In the environment, the Gram-negative bacterium Legionella pneumophila colonizes biofilms and multiplies within various protozoa [1]. Upon transmission to the human lung, the bacteria replicate within alveolar macrophages, and may cause the severe pneumonia Legionnaires' disease [2, 3]. To establish its replicative niche, L. pneumophila prevents the fusion of its phagosome with lysosomes [4], and recruits early secretory vesicles at endoplasmic reticulum (ER) exit sites [5]. The resulting Legionella-containing vacuole (LCV) is characterized by the ER marker calnexin, the v-SNARE Sec22b, and the small GTPases Arf1 and Rab1 [6, 7]. Moreover, the LCV undergoes a transition from a tight to a spacious vacuole [8, 9] and eventually matures into an acidic vacuole [10], wherein the bacteria multiply independently of the bacterial Icm/Dot type IV secretion system (T4SS) [11]. The Icm/Dot T4SS, a conjugation machinery encoded by 25 different genes, is required for formation of the LCV [12, 13] as well as for modulation of phagocytosis [14, 15].

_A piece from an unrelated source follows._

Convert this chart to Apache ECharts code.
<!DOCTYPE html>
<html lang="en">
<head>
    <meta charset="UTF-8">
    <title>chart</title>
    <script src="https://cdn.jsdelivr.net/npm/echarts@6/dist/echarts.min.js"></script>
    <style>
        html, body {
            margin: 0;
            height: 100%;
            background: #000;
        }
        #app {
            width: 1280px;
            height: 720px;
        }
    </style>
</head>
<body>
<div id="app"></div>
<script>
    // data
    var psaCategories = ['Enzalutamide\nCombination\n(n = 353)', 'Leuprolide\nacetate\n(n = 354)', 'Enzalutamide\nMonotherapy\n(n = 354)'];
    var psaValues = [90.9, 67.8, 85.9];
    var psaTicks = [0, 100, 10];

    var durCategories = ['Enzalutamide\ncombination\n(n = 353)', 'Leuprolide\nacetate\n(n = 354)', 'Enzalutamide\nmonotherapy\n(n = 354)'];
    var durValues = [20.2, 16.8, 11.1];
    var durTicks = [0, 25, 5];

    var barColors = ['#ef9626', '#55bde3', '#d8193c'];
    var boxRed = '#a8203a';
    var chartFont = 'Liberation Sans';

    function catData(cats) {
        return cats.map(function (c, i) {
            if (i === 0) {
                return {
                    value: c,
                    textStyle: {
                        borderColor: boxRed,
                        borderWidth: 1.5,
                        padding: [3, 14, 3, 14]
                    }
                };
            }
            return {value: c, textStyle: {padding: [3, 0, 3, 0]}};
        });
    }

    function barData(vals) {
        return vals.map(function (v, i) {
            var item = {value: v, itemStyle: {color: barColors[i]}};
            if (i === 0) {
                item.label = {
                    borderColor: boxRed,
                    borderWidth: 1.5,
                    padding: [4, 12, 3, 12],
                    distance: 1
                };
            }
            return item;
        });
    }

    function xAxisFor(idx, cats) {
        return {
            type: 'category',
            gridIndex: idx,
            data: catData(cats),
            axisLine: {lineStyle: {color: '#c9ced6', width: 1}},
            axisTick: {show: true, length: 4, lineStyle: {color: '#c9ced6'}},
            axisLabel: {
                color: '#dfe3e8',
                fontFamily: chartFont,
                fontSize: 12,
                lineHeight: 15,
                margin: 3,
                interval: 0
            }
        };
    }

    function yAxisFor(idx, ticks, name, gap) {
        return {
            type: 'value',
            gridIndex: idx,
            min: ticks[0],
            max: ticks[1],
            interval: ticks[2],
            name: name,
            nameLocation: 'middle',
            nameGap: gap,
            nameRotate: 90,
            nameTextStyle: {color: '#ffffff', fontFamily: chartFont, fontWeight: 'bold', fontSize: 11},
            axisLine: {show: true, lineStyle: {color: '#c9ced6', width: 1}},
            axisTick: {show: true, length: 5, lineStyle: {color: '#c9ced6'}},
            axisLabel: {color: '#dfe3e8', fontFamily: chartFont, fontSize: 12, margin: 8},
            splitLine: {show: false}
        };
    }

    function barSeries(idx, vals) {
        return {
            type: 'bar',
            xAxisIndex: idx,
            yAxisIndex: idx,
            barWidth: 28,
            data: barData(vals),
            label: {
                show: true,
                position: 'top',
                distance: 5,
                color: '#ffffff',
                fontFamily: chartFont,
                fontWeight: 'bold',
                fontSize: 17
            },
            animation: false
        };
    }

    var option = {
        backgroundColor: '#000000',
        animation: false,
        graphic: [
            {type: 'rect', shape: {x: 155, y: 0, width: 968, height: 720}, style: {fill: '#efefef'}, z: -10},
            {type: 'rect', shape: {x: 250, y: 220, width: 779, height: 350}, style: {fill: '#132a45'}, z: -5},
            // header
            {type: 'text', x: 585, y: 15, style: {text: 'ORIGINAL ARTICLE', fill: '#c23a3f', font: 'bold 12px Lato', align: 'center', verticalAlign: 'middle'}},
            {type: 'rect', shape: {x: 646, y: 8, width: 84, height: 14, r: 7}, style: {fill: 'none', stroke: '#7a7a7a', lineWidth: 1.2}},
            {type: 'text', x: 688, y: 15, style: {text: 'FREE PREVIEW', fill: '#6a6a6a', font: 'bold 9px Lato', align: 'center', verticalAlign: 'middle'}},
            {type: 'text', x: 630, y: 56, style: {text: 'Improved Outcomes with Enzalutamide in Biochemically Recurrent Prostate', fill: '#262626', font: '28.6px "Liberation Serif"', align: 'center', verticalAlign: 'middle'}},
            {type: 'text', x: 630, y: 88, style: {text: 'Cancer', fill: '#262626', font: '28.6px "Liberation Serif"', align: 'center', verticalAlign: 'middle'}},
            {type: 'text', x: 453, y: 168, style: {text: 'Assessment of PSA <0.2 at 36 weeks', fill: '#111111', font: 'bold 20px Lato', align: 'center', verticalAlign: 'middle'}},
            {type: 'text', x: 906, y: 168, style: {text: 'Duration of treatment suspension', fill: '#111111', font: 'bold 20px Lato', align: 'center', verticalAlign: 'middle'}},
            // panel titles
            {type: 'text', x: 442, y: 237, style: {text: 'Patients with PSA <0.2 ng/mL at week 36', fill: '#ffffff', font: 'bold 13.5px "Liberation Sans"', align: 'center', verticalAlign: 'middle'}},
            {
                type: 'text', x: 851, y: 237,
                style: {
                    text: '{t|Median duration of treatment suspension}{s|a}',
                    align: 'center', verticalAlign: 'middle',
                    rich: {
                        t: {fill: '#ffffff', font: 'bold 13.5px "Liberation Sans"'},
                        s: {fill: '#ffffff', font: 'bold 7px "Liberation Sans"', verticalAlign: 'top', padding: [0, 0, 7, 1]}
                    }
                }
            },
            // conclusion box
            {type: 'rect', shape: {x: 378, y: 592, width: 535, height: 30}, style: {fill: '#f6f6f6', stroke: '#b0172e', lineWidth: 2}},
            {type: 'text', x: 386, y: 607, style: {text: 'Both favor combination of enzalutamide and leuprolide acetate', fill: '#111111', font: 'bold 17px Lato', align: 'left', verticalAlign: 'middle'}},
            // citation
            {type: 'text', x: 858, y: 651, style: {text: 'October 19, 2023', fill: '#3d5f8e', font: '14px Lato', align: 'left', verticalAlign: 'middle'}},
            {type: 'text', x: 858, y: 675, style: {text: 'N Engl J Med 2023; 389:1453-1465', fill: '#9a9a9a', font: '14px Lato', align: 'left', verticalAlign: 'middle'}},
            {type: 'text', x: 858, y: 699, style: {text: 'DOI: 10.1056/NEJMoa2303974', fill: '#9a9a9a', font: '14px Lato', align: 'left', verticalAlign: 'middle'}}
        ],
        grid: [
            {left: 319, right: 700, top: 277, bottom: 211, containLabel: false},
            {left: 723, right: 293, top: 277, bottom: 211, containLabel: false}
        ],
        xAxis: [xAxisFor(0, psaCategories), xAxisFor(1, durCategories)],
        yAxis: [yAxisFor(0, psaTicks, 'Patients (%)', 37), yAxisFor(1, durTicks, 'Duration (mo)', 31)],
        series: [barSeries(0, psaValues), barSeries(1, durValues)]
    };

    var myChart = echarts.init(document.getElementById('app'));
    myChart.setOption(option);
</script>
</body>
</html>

To date, more than 30 different Icm/Dot-secreted proteins have been identified as putative effectors, many of which form families of 2-6 paralogues [16-22]. The precise function of most of these proteins is not known, owing at least in part to the fact that L. pneumophila strains lacking even multiple family members do not show a phenotype with regard to intracellular replication [18, 20, 22]. However, the inability of Icm/dot mutants to direct phagocytosis and establish a LCV, suggests that at least some Icm/Dot-secreted proteins interfere with host cell phagocytosis or vesicle trafficking.
Indeed, the recently identified effectors LepA and LepB share homology with SNAREs and seem to promote the non-lytic release of vesicles containing L. pneumophila from amoebae [19]. The first Icm/Dot substrate to be functionally characterized, RalF, recruits the GTPase Arf1 to the LCV and acts as a guanine nucleotide exchange factor for the Arf family of small GTPases [16]. The Icm/Dot-secreted proteins SidC and its paralogue SdcA have no orthologues in the database, their function is unknown, and a sidC/sdcA double mutant shows no phenotype [18]. SdcA was recently identified in a screen using growth inhibition of yeast to select for putative L. pneumophila effector proteins [22]. To subvert host cell trafficking, the large number of Icm/Dot-secreted proteins is likely organized in a complex spatial and temporal manner.
In eukaryotic cells, the metabolism of phosphoinositide lipids is pivotal for the regulation of membrane dynamics during phagocytosis, endocytosis and exocytosis [23, 24]. Depending on phosphorylation at position 3, 4 and/or 5 of the D-myo-inositol ring, phosphoinositides recruit specific effectors to distinct membranes in a time- and organelle-dependent manner, thus coordinating intracellular membrane trafficking and actin remodelling, as well as receptor-mediated signal transduction. The central role of phosphoinositide second messengers is exploited by a number of intracellular bacterial pathogens [25], for example Shigella flexneri [26] and Salmonella enterica [27, 28] employ type III-secreted phosphoinositide phosphatases to modulate phosphoinositide metabolism during bacterial entry and intracellular replication.
Phosphoinositide metabolism is well characterized in the social amoeba Dictyostelium discoideum [29, 30], which supports Icm/Dot-dependent intracellular replication of L. pneumophila [31-33]. Here, we use a Dictyostelium strain lacking the class I PI(3) kinase (PI3K)-1 and -2 (ΔPI3K1/2; [34]) to demonstrate a role for phosphoinositide metabolism in phagocytosis, trafficking and intracellular replication of L. pneumophila. Furthermore, we identify Icm/Dot-secreted proteins, which specifically bind to PI(4)P, thus providing a mechanistic link between phosphoinositide metabolism and the subversion of host cell trafficking by L. pneumophila.